Towing our Toes out of South Florida
Hello from The Rough & Tumble! We're currently doing our laundry at our friend Tom's brother's house on an island off the Gulf Coast on a sunny day where all you need is a sweater to ward off the breeze coming off the water. The washer and dryer are outside in a covered shed on the patio which is a perfect way to encourage you to sit out in the sunshine with those shoes you're drying out and some fresh Florida strawberries you bought and do a little blogging. So, here we are.
We've been spending the last couple weeks here in South Florida and we've got a lot to tell you about. First things first, Miami/Ft. Lauderdale are not welcoming to our kind; boon-docking camper-dwelling folksingers, that is. All of our go-to spots- Walmarts, Cracker Barrels, Cabela's- all had "No Overnight Parking Signs" and there was hardly an inch of land that hadn't been bought up by someone who'd charge you a pretty penny to park there. We even almost got towed by Sister's Towing at the Aldi's parking lot we were shopping at in West Palm while we were still in the truck, narrowly escaping the clutches of the tow truck with some Too Fast, Too Furious style driving and a thumbs down signal from the passenger's seat. For a lesson in poor customer service and a master class on how to angrily yell into the void, do yourself a favor and look up Sister's Towing on Yelp.
It made us think of one of the often unsung verses in Woody Guthrie's This Land is Your Land,
"As I went walking I saw a sign there.
And on the sign it said "No Trespassing."

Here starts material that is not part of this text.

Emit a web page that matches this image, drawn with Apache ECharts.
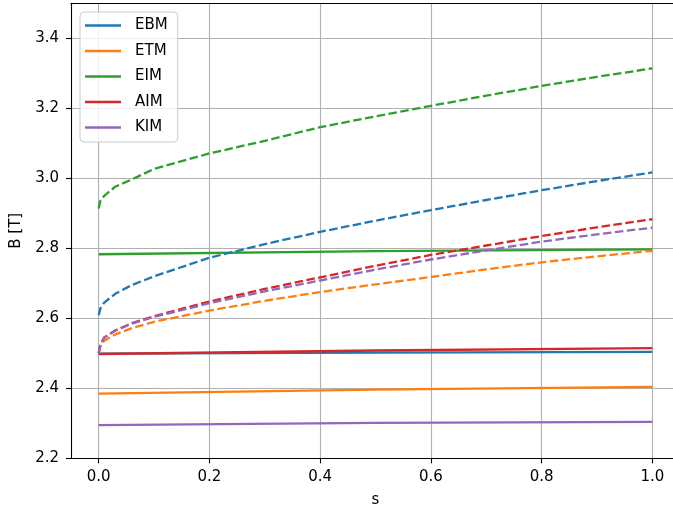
<!DOCTYPE html>
<html>
<head>
<meta charset="utf-8">
<script src="https://cdn.jsdelivr.net/npm/echarts@6/dist/echarts.min.js"></script>
<style>
html,body{margin:0;padding:0;background:#fff;overflow:hidden;}
#c{width:673px;height:511px;}
</style>
</head>
<body>
<div id="c"></div>
<script>
// ---- data ----
var names = ['EBM', 'ETM', 'EIM', 'AIM', 'KIM'];
var colors = ['#1f77b4', '#ff7f0e', '#2ca02c', '#d62728', '#9467bd'];

var sSolid = [0, 0.5, 1.0];
var solidEBM = [2.499, 2.502, 2.504];
var solidETM = [2.385, 2.396, 2.404];
var solidEIM = [2.783, 2.792, 2.797];
var solidAIM = [2.498, 2.508, 2.515];
var solidKIM = [2.295, 2.301, 2.304];

var sDash = [0, 0.003, 0.01, 0.03, 0.06, 0.1, 0.2, 0.3, 0.4, 0.5, 0.6, 0.7, 0.8, 0.9, 1.0];
var dashEBM = [2.609, 2.628, 2.645, 2.670, 2.695, 2.720, 2.773, 2.812, 2.847, 2.879, 2.909, 2.938, 2.966, 2.992, 3.017];
var dashETM = [2.500, 2.520, 2.536, 2.554, 2.572, 2.590, 2.622, 2.650, 2.675, 2.697, 2.718, 2.740, 2.760, 2.777, 2.793];
var dashEIM = [2.914, 2.935, 2.950, 2.976, 2.997, 3.027, 3.071, 3.107, 3.146, 3.177, 3.207, 3.236, 3.264, 3.290, 3.314];
var dashAIM = [2.500, 2.525, 2.545, 2.565, 2.586, 2.606, 2.648, 2.684, 2.717, 2.750, 2.781, 2.808, 2.835, 2.860, 2.883];
var dashKIM = [2.500, 2.525, 2.545, 2.565, 2.585, 2.604, 2.643, 2.677, 2.708, 2.739, 2.768, 2.794, 2.819, 2.840, 2.859];

var xTicks = [0, 0.2, 0.4, 0.6, 0.8, 1.0];
var yTicks = [2.2, 2.4, 2.6, 2.8, 3.0, 3.2, 3.4];

// ---- build ----
function pairs(xs, ys) { return xs.map(function (x, i) { return [x, ys[i]]; }); }
var solids = [solidEBM, solidETM, solidEIM, solidAIM, solidKIM];
var dashes = [dashEBM, dashETM, dashEIM, dashAIM, dashKIM];
var FONT = 'DejaVu Sans';
var FS = 15;
var series = [];
names.forEach(function (n, i) {
  series.push({
    name: n, type: 'line', data: pairs(sSolid, solids[i]), symbol: 'none',
    color: colors[i], lineStyle: { width: 2.3, color: colors[i] }, z: 2 + i, silent: true, animation: false
  });
});
names.forEach(function (n, i) {
  series.push({
    name: n + ' (dashed)', type: 'line', data: pairs(sDash, dashes[i]), symbol: 'none',
    color: colors[i], lineStyle: { width: 2.3, color: colors[i], type: [8.5, 3.5] }, z: 10 + i, silent: true, animation: false
  });
});

var chart = echarts.init(document.getElementById('c'), null, { renderer: 'canvas', width: 673, height: 511 });
chart.setOption({
  animation: false,
  backgroundColor: '#ffffff',
  textStyle: { fontFamily: FONT },
  grid: { left: 71, top: 3.3, width: 609, height: 455, outerBoundsMode: 'none', containLabel: false,
    show: false },
  legend: {
    data: names, orient: 'vertical', left: 80, top: 12,
    icon: 'rect', itemWidth: 36, itemHeight: 2.3, itemGap: 10.5,
    padding: [6, 10, 7, 5],
    backgroundColor: 'rgba(255,255,255,0.8)', borderColor: '#cccccc', borderWidth: 1, borderRadius: 4,
    textStyle: { fontFamily: FONT, fontSize: FS, color: '#000', lineHeight: 14.5, padding: [0, 0, 0, 9] },
    selectedMode: false
  },
  xAxis: [{
    type: 'value', min: -0.05, max: 1.05,
    name: 's', nameLocation: 'middle', nameGap: 34,
    nameTextStyle: { fontFamily: FONT, fontSize: FS, color: '#000' },
    axisLine: { show: true, onZero: false, lineStyle: { color: '#000', width: 1.1 } },
    axisTick: { show: true, length: 5, lineStyle: { color: '#000', width: 1.1 }, customValues: xTicks },
    axisLabel: { fontFamily: FONT, fontSize: FS, color: '#000', margin: 11, customValues: xTicks,
      formatter: function (v) { return v.toFixed(1); } },
    splitLine: { show: true, lineStyle: { color: '#b0b0b0', width: 1.1 } }
  }, {
    type: 'value', min: -0.05, max: 1.05, position: 'top',
    axisLine: { show: true, onZero: false, lineStyle: { color: '#000', width: 1.1 } },
    axisTick: { show: false }, axisLabel: { show: false }, splitLine: { show: false }
  }],
  yAxis: {
    type: 'value', min: 2.2, max: 3.5,
    name: 'B [T]', nameLocation: 'middle', nameGap: 47,
    nameTextStyle: { fontFamily: FONT, fontSize: FS, color: '#000' },
    axisLine: { show: true, onZero: false, lineStyle: { color: '#000', width: 1.1 } },
    axisTick: { show: true, length: 5, lineStyle: { color: '#000', width: 1.1 }, customValues: yTicks },
    axisLabel: { fontFamily: FONT, fontSize: FS, color: '#000', margin: 12, customValues: yTicks,
      formatter: function (v) { return v.toFixed(1); } },
    splitLine: { show: true, lineStyle: { color: '#b0b0b0', width: 1.1 } }
  },
  series: series
});
</script>
</body>
</html>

But on the other side it didn't say nothing,
That side was made for you and me."
That's how we've lived a lot of our camper life, with this belief that people are people trying to get along in this world and that when given the option to help or to hurt, they would rather help or at least not notice and that if we can just get to the other side of that sign, we'll be okay. We're finding out that isn't always the case, especially when someone has the ability to tow your car. But to acknowledge that there are places (a lot of them in South Florida apparently) where we are unwelcome has brought with it a lot of empathy for other travelers in much worse situations than ours. Yeah, it's a bummer that we have to waste gas money traveling from place to place, but it's not because we're fleeing violence, tyrannical governments, or genocide. And while there may be signs that say "No Overnight Parking For Folk Singers," nobody has been calling for a wall to be built to keep us out, either.
Speaking of which, we might have been the only two people who benefited from this government shutdown. After we realized we were not welcome to park in South Florida we drove out to Big Cypress National Preserve and camped for a week with the gators and sunbirds, free of charge because there was no one there to collect our money. Which also meant there was no one to take care of the restrooms and no one to call when we started to worry about our tenting neighbor who hadn't returned late at night when he'd said he was going out to hunt for pythons. He did return. With a 7 ft python, in fact, that he'd caught behind the where-there-should-be-ears. He didn't show it to us and for that we're grateful.
The highlight of our time down here was getting the chance to play the South Florida Folk Festival in Fort Lauderdale. Comparisons to Woodstock were made as the sky opened up and showered us with the worst rain they've ever had at this festival. We spent a good portion of the weekend huddled up with other folksingers and their guitars under tarps and inside tents, trying to sing the song that would ward off the damp. It didn't exactly work but we did get to make some new friends and spend time with some old ones. So, a thanks goes out to the Broward Folk Club for having us out, and a "glad we're in this together" goes to Rupert Wates, Escaping Pavement, The Moon and You, new pals The Appaluchians, and all the other fantastic performers at the festival.
I guess what it comes down to is that we just don't fit in here in South Florida. There are a lot of Porsches, Lamborghini's and BMW's and not a lot of parking, which is why this week on Double Americana this week we're asking the good lord in his infinite wisdom to help us fit in a little more so we don't get towed. We're singing a song of great political and social import, a song by Janis Joplin called "Lord, Won't You Buy Me a Mercedes Benz."
Join us! We have a camperful of groceries and are in good spirits as we head North of the farthest South to more shows and good weather.